* [BRIEF]:
Quote all of the data that follows exactly as written, skipping the images.

## BEGIN DATA SHOWN

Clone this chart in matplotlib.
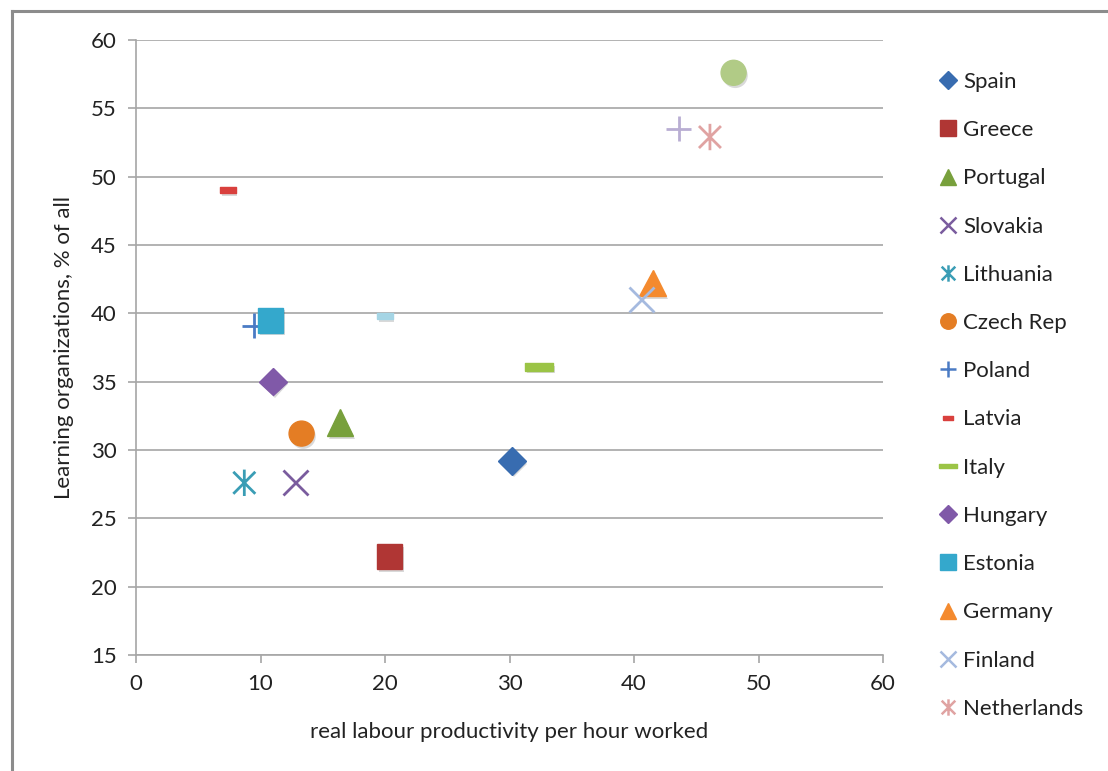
import numpy as np
import matplotlib
matplotlib.use("Agg")
from matplotlib import pyplot as plt
from matplotlib.path import Path
from matplotlib import patheffects as pe
from matplotlib.lines import Line2D

plt.rcParams['font.family'] = ['Lato', 'DejaVu Sans']

# data: one point per country
countries = ["Spain", "Greece", "Portugal", "Slovakia", "Lithuania", "Czech Rep",
             "Poland", "Latvia", "Italy", "Hungary", "Estonia", "Germany",
             "Finland", "Netherlands", "_s15", "_s16", "_s17"]
productivity = [30.2, 20.4, 16.4, 12.8, 8.7, 13.3, 9.5, 7.4, 32.4, 11.0, 10.8,
                41.5, 40.6, 46.1, 48.0, 43.6, 20.0]
learning_orgs = [29.2, 22.2, 32.0, 27.6, 27.6, 31.2, 39.1, 49.0, 36.1, 35.0, 39.5,
                 42.2, 41.0, 52.9, 57.6, 53.5, 39.8]
colors = ["#386CB0", "#B03634", "#78A03C", "#7A5C9E", "#3A9DB5", "#E47D24",
          "#4A7BC4", "#D9403D", "#9BC446", "#8059A8", "#34A8CC", "#F48A2E",
          "#A5BADF", "#E0A3A2", "#B1CB86", "#B9AED3", "#A5D5E5"]

# excel-style marker shapes
star = Path([(-1, -1), (1, 1), (-1, 1), (1, -1), (0, -1.2), (0, 1.2)],
            [Path.MOVETO, Path.LINETO, Path.MOVETO, Path.LINETO, Path.MOVETO, Path.LINETO])
short_dash = Path([(-1, -0.4), (1, -0.4), (1, 0.4), (-1, 0.4), (-1, -0.4)])
long_dash = Path([(-1, -0.28), (1, -0.28), (1, 0.28), (-1, 0.28), (-1, -0.28)])

# (marker, size, filled)
shapes = [("D", 14, True), ("s", 18, True), ("^", 19, True), ("x", 18, False),
          (star, 19, False), ("o", 18, True), ("+", 18, False), (short_dash, 11, True),
          (long_dash, 20, True), ("D", 14, True), ("s", 18, True), ("^", 19, True),
          ("x", 18, False), (star, 19, False), ("o", 18, True), ("+", 18, False),
          (short_dash, 11, True)]

fig = plt.figure(figsize=(11.08, 7.71), dpi=100)
ax = fig.add_axes([136 / 1108, 1 - 655 / 771, (883 - 136) / 1108, (655 - 40) / 771])

shadow = [pe.SimplePatchShadow(offset=(1.2, -2), alpha=0.15, shadow_rgbFace='k'), pe.Normal()]
handles = []
for i, name in enumerate(countries):
    m, ms, filled = shapes[i]
    c = colors[i]
    ln, = ax.plot([productivity[i]], [learning_orgs[i]], linestyle='none', marker=m,
                  markersize=ms, color=c, markerfacecolor=c if filled else 'none',
                  markeredgecolor=c, markeredgewidth=1.0 if filled else 2.0,
                  zorder=3 + i * 0.01, label=name)
    ln.set_path_effects(shadow)
    if not name.startswith("_"):
        handles.append(Line2D([], [], linestyle='none', marker=m, markersize=ms * 0.62,
                              color=c, markerfacecolor=c if filled else 'none',
                              markeredgecolor=c, markeredgewidth=1.0 if filled else 1.8,
                              label=name))

ax.set_xlim(0, 60)
ax.set_ylim(15, 60)
ax.set_xticks(np.arange(0, 61, 10))
ax.set_yticks(np.arange(15, 61, 5))
ax.yaxis.grid(True, color='#A6A6A6', linewidth=1.2)
ax.set_axisbelow(True)
for s in ['top', 'right']:
    ax.spines[s].set_visible(False)
for s in ['left', 'bottom']:
    ax.spines[s].set_color('#A6A6A6')
    ax.spines[s].set_linewidth(1.2)
ax.tick_params(colors='#A6A6A6', labelcolor='#222222', labelsize=16, length=6, width=1.2, pad=8)

ax.set_xlabel("real labour productivity per hour worked", fontsize=16, color='#222222', labelpad=20)
ax.set_ylabel("Learning organizations, % of all", fontsize=16, color='#222222', labelpad=12)

fig.legend(handles=handles, loc='upper left', bbox_to_anchor=(930 / 1108, 1 - 63 / 771),
           frameon=False, fontsize=16, labelspacing=1.27, handlelength=0.8,
           handletextpad=0.3, borderaxespad=0, labelcolor='#222222')

# outer chart border
fig.add_artist(Line2D([12 / 1108, 12 / 1108], [0, 1 - 11 / 771], transform=fig.transFigure,
                      color='#8C8C8C', linewidth=2.2))
fig.add_artist(Line2D([12 / 1108, 1], [1 - 11 / 771, 1 - 11 / 771], transform=fig.transFigure,
                      color='#8C8C8C', linewidth=2.2))

fig.savefig("out.png", dpi=100)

## END DATA SHOWN

* [TASK RESPONSE]:
Clone this chart in matplotlib.
import numpy as np
import matplotlib
matplotlib.use("Agg")
from matplotlib import pyplot as plt
from matplotlib.path import Path
from matplotlib import patheffects as pe
from matplotlib.lines import Line2D

plt.rcParams['font.family'] = ['Lato', 'DejaVu Sans']

# data: one point per country
countries = ["Spain", "Greece", "Portugal", "Slovakia", "Lithuania", "Czech Rep",
             "Poland", "Latvia", "Italy", "Hungary", "Estonia", "Germany",
             "Finland", "Netherlands", "_s15", "_s16", "_s17"]
productivity = [30.2, 20.4, 16.4, 12.8, 8.7, 13.3, 9.5, 7.4, 32.4, 11.0, 10.8,
                41.5, 40.6, 46.1, 48.0, 43.6, 20.0]
learning_orgs = [29.2, 22.2, 32.0, 27.6, 27.6, 31.2, 39.1, 49.0, 36.1, 35.0, 39.5,
                 42.2, 41.0, 52.9, 57.6, 53.5, 39.8]
colors = ["#386CB0", "#B03634", "#78A03C", "#7A5C9E", "#3A9DB5", "#E47D24",
          "#4A7BC4", "#D9403D", "#9BC446", "#8059A8", "#34A8CC", "#F48A2E",
          "#A5BADF", "#E0A3A2", "#B1CB86", "#B9AED3", "#A5D5E5"]

# excel-style marker shapes
star = Path([(-1, -1), (1, 1), (-1, 1), (1, -1), (0, -1.2), (0, 1.2)],
            [Path.MOVETO, Path.LINETO, Path.MOVETO, Path.LINETO, Path.MOVETO, Path.LINETO])
short_dash = Path([(-1, -0.4), (1, -0.4), (1, 0.4), (-1, 0.4), (-1, -0.4)])
long_dash = Path([(-1, -0.28), (1, -0.28), (1, 0.28), (-1, 0.28), (-1, -0.28)])

# (marker, size, filled)
shapes = [("D", 14, True), ("s", 18, True), ("^", 19, True), ("x", 18, False),
          (star, 19, False), ("o", 18, True), ("+", 18, False), (short_dash, 11, True),
          (long_dash, 20, True), ("D", 14, True), ("s", 18, True), ("^", 19, True),
          ("x", 18, False), (star, 19, False), ("o", 18, True), ("+", 18, False),
          (short_dash, 11, True)]

fig = plt.figure(figsize=(11.08, 7.71), dpi=100)
ax = fig.add_axes([136 / 1108, 1 - 655 / 771, (883 - 136) / 1108, (655 - 40) / 771])

shadow = [pe.SimplePatchShadow(offset=(1.2, -2), alpha=0.15, shadow_rgbFace='k'), pe.Normal()]
handles = []
for i, name in enumerate(countries):
    m, ms, filled = shapes[i]
    c = colors[i]
    ln, = ax.plot([productivity[i]], [learning_orgs[i]], linestyle='none', marker=m,
                  markersize=ms, color=c, markerfacecolor=c if filled else 'none',
                  markeredgecolor=c, markeredgewidth=1.0 if filled else 2.0,
                  zorder=3 + i * 0.01, label=name)
    ln.set_path_effects(shadow)
    if not name.startswith("_"):
        handles.append(Line2D([], [], linestyle='none', marker=m, markersize=ms * 0.62,
                              color=c, markerfacecolor=c if filled else 'none',
                              markeredgecolor=c, markeredgewidth=1.0 if filled else 1.8,
                              label=name))

ax.set_xlim(0, 60)
ax.set_ylim(15, 60)
ax.set_xticks(np.arange(0, 61, 10))
ax.set_yticks(np.arange(15, 61, 5))
ax.yaxis.grid(True, color='#A6A6A6', linewidth=1.2)
ax.set_axisbelow(True)
for s in ['top', 'right']:
    ax.spines[s].set_visible(False)
for s in ['left', 'bottom']:
    ax.spines[s].set_color('#A6A6A6')
    ax.spines[s].set_linewidth(1.2)
ax.tick_params(colors='#A6A6A6', labelcolor='#222222', labelsize=16, length=6, width=1.2, pad=8)

ax.set_xlabel("real labour productivity per hour worked", fontsize=16, color='#222222', labelpad=20)
ax.set_ylabel("Learning organizations, % of all", fontsize=16, color='#222222', labelpad=12)

fig.legend(handles=handles, loc='upper left', bbox_to_anchor=(930 / 1108, 1 - 63 / 771),
           frameon=False, fontsize=16, labelspacing=1.27, handlelength=0.8,
           handletextpad=0.3, borderaxespad=0, labelcolor='#222222')

# outer chart border
fig.add_artist(Line2D([12 / 1108, 12 / 1108], [0, 1 - 11 / 771], transform=fig.transFigure,
                      color='#8C8C8C', linewidth=2.2))
fig.add_artist(Line2D([12 / 1108, 1], [1 - 11 / 771, 1 - 11 / 771], transform=fig.transFigure,
                      color='#8C8C8C', linewidth=2.2))

fig.savefig("out.png", dpi=100)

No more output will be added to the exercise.